The main plot follows a criminal named Alex and his gang of delinquents. He’s eventually captured after committing heinous acts. Alex then endures drastic attempts to recondition his mind.
A Clockwork Orange is among the most twisted takes you’ll ever see on nature vs. nurture. It’s probably among the darkest movies of all-time, yet Kubrick’s artistry makes it worth sitting through.
All the President’s Men (1976)
Movies about journalism can be a drag, but not in this instance. Robert Redford and Dustin Hoffman costar as Bob Woodward and Carl Bernstein respectively.
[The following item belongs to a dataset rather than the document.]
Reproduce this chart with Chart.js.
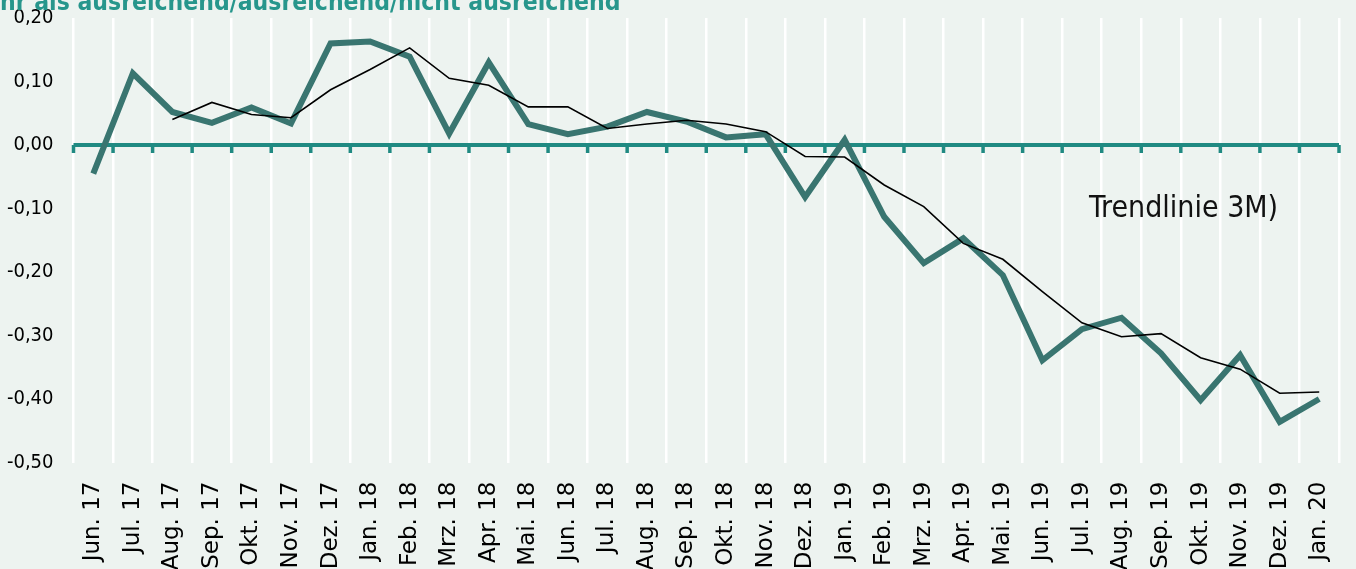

The Washington Post reporters blew the top off of the Watergate scandal that forced U.S. President Richard Nixon’s resignation. It’s excellently acted and earned eight Oscar nominations.
Barry Lyndon (1975)
Another Kubrick movie, but notice how different this one is from Clockwork. That’s what made the filmmaker so exciting: his filmography is so diverse.
Although it’s glacially paced at over three hours, Barry Lyndon is a beautifully realized period piece set around the Seven Years’ War.
Blazing Saddles (1974)
Blazing Saddles laughs in the face of political correctness. No one would finance it today. You’d be forgiven for turning this one off about 10 minutes in due to the racially-charged language and content.
But that’s precisely what makes Mel Brooks’ satire brilliant. It’s worth sticking through, and if nothing else, you’ll love the madcap, absurd ending.
Dirty Harry (1971)
Clint Eastwood’s iconic turn as “Dirty Harry” Callahan spawned a franchise, but this original is among the best thrillers ever. It’s based loosely on the Zodiac Killer, and is a stunning depiction of San Francisco.
The killer Scorpio, played by Andy Robinson, isn’t on screen for terribly long. However, he’s transcendent as one of cinema’s most underrated, creepy villains.
If not for Eastwood’s legendary, “Do I feel lucky?” lines, Robinson might have outright stolen the show. Their cat-and-mouse game is one for the ages.
Dog Day Afternoon (1975)
We can’t get through the ’70s without an Al Pacino headliner, which netted him his third of four Oscar nominations in the decade.
Sharing the screen with close friend John Cazale, Pacino chews the scenery as a charismatic bank robber. His motivations aren’t clear at first, but oh, there’s a twist!
The Godfather films get deserved shine, but HBO Max must include Dog Day Afternoon in their classic movies catalog, as it’s flat-out one of the best ’70s flicks.
The Exorcist (1973)
The Exorcist is the scariest movie ever. That was the buzz upon initial release, and that reputation holds up today. Even slightly dated special effects don’t detract from the disturbing content.
Many movies about demonic possession have followed, yet none have had the impact or enduring legacy of this horror epic. It’s expertly crafted and shot, and merited 10 Academy Award nominations.
Mean Streets (1973)
Another directing giant, Martin Scorsese, deserves mention here in his first collaboration with Robert De Niro. Scorsese based the movie on his own experiences, and set it in Little Italy, New York City.
As of this writing, Mean Streets is available to stream on Hulu. It’s among the more accessible classics on this list, but it’d be nice if it had a permanent home on HBO Max.